True & Beautiful Things About the Bible--Old Testamentනියැදිය

True & Beautiful Things About the Bible--Old Testament

30 න් 15 වන දිනය

Nehemiah: God-Given Opportunities

Few things in life are better than acting on an opportunity that you know you are uniquely able to do. Usually this project sits at the intersection of something God wants done and something you can do. The window is almost always short and perhaps you have to be brave, but it’s a worthy task and you never feel more alive than when you step into it by faith.

Nehemiah felt this kind of passion when he heard about the condition Jerusalem was in without her protective walls. God put a desire in his heart: I want to go to Jerusalem and rebuild the walls.

For almost a hundred years Jerusalem had sat in rubble after God’s people were taken as prisoners of war. Now Israel was returning, but the city wasn’t safe without its walls. Nehemiah believed God’s promise that He would bring His people back from the ends of the earth, “back to the place I have chosen for my name to be honored” (1:8-9).
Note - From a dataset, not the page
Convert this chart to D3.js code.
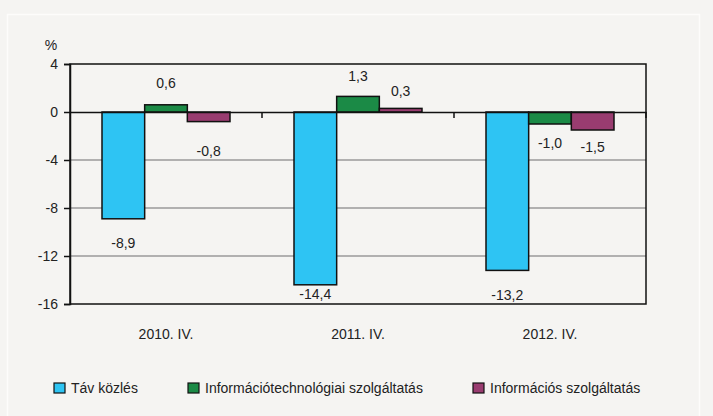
<!DOCTYPE html>
<html>
<head>
<meta charset="utf-8">
<script src="https://cdn.jsdelivr.net/npm/d3@7"></script>
<style>
  body { margin: 0; background: #f5f4f2; }
  svg { display: block; }
</style>
</head>
<body>
<div id="chart"></div>
<script>
// chart data
const categories = ["2010. IV.", "2011. IV.", "2012. IV."]
const seriesNames = ["Táv közlés", "Információtechnológiai szolgáltatás", "Információs szolgáltatás"]
const tavkozles = [-8.9, -14.4, -13.2]
const infotech = [0.6, 1.3, -1.0]
const infoszolg = [-0.8, 0.3, -1.5]
const yTicks = [4, 0, -4, -8, -12, -16]

const colors = ["#2ec4f3", "#1b8a46", "#993c70"]
// label nudges (px from bar end), like the Excel placement
const labelDy = [
    [29, 14, 30],
    [-17, -15, 24],
    [34, -12, 22]
]

const width = 713, height = 416
const margin = {top: 64, right: 67, bottom: 112, left: 70}
const fontFamily = "'Liberation Sans', Arial, sans-serif"
const fontSize = 14

const svg = d3.select("#chart").append("svg")
    .attr("width", width)
    .attr("height", height)
    .attr("font-family", fontFamily)

svg.append("rect")
    .attr("width", width).attr("height", height)
    .attr("fill", "#f5f4f2")

// faint outer frame
svg.append("rect")
    .attr("x", 7.5).attr("y", 14.5)
    .attr("width", 692).attr("height", 420)
    .attr("fill", "none")
    .attr("stroke", "#fdfcfb")
    .attr("stroke-width", 1.5)

const x = d3.scaleBand()
    .domain(categories)
    .range([margin.left, width - margin.right])

const y = d3.scaleLinear()
    .domain([-16, 4])
    .range([height - margin.bottom, margin.top])

const series = [tavkozles, infotech, infoszolg]
const groupW = 128
const barW = groupW / series.length

// gridlines
svg.append("g")
    .selectAll("line")
    .data(yTicks.filter(t => t < 0 && t > -16))
    .join("line")
    .attr("x1", margin.left).attr("x2", width - margin.right)
    .attr("y1", d => y(d)).attr("y2", d => y(d))
    .attr("stroke", "#9a9a9a")
    .attr("stroke-width", 1.5)

// bars
series.forEach((vals, si) => {
    svg.append("g")
        .selectAll("rect")
        .data(vals)
        .join("rect")
        .attr("x", (d, i) => x(categories[i]) + (x.bandwidth() - groupW) / 2 + si * barW)
        .attr("y", d => y(Math.max(0, d)))
        .attr("width", barW)
        .attr("height", d => Math.abs(y(d) - y(0)))
        .attr("fill", colors[si])
        .attr("stroke", "#111")
        .attr("stroke-width", 1.5)
})

// plot frame
svg.append("rect")
    .attr("x", margin.left).attr("y", margin.top)
    .attr("width", width - margin.left - margin.right)
    .attr("height", y(-16) - y(4))
    .attr("fill", "none")
    .attr("stroke", "#111")
    .attr("stroke-width", 1.5)

// zero line + category ticks
const xAxis = svg.append("g")
    .attr("transform", `translate(0,${y(0)})`)
    .call(d3.axisBottom(x).tickSize(0).tickFormat(""))
xAxis.select(".domain").attr("stroke", "#111").attr("stroke-width", 1.5)
xAxis.append("g")
    .selectAll("line")
    .data(categories.slice(1).concat(["end"]))
    .join("line")
    .attr("x1", d => d === "end" ? width - margin.right : x(d))
    .attr("x2", d => d === "end" ? width - margin.right : x(d))
    .attr("y1", 0).attr("y2", 6)
    .attr("stroke", "#111")
    .attr("stroke-width", 1.5)

// y axis
const yAxis = svg.append("g")
    .attr("transform", `translate(${margin.left},0)`)
    .call(d3.axisLeft(y).tickValues(yTicks).tickSize(6).tickPadding(6)
        .tickFormat(d => String(d)))
yAxis.select(".domain").attr("stroke", "#111").attr("stroke-width", 1.5)
yAxis.selectAll(".tick line").attr("stroke", "#111").attr("stroke-width", 1.5)
yAxis.selectAll(".tick text")
    .attr("font-size", fontSize)
    .attr("font-family", fontFamily)
    .attr("fill", "#222")

svg.append("text")
    .attr("x", 51).attr("y", 50)
    .attr("text-anchor", "middle")
    .attr("font-size", fontSize)
    .attr("fill", "#222")
    .text("%")

// category labels
svg.append("g")
    .selectAll("text")
    .data(categories)
    .join("text")
    .attr("x", d => x(d) + x.bandwidth() / 2)
    .attr("y", 339)
    .attr("text-anchor", "middle")
    .attr("font-size", fontSize)
    .attr("fill", "#222")
    .text(d => d)

// value labels
const fmt = v => v.toFixed(1).replace(".", ",")
series.forEach((vals, si) => {
    svg.append("g")
        .selectAll("text")
        .data(vals)
        .join("text")
        .attr("x", (d, i) => x(categories[i]) + (x.bandwidth() - groupW) / 2 + si * barW + barW / 2)
        .attr("y", (d, i) => y(d) + labelDy[si][i])
        .attr("text-anchor", "middle")
        .attr("font-size", fontSize)
        .attr("fill", "#222")
        .text(d => fmt(d))
})

// legend
const legendX = [54, 188, 473]
const legend = svg.append("g")
    .selectAll("g")
    .data(seriesNames)
    .join("g")
    .attr("transform", (d, i) => `translate(${legendX[i]},383)`)
legend.append("rect")
    .attr("width", 11).attr("height", 10)
    .attr("fill", (d, i) => colors[i])
    .attr("stroke", "#111")
    .attr("stroke-width", 1.2)
legend.append("text")
    .attr("x", 17).attr("y", 10)
    .attr("font-size", fontSize)
    .attr("fill", "#222")
    .text(d => d)
</script>
</body>
</html>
This was a worthy project—something God wanted done and Nehemiah was uniquely positioned and skilled to get it done. This was his opportunity.

That’s not to say this kind of task is easy. By definition, it usually feels impossible. First, Jerusalem was a four-month journey away from Nehemiah’s home in Persia. He didn’t have funding. He had limited time. And even once the project began it was riddled with bad news, lies, criticism from outside and conflict within. This task was too big for them.

But what we learn in this memoir is that behind their enormous investment, God was working out the details. He was with them. Nehemiah knew it, too, because unless the Lord builds the house, their blood, sweat, and tears were wasted.

In key moments throughout the project, Nehemiah laid it all out for God and asked His help. (Nehemiah 9 records the longest prayer in the Bible.) He asked God for provision—and got it from the most unlikely source. He prayed for conflict resolution—and his team worked through it. He asked for protection—and he was saved from harm. At the end of his life, Nehemiah asked God to remember him and spelled out all he had accomplished throughout his life—and God remembered.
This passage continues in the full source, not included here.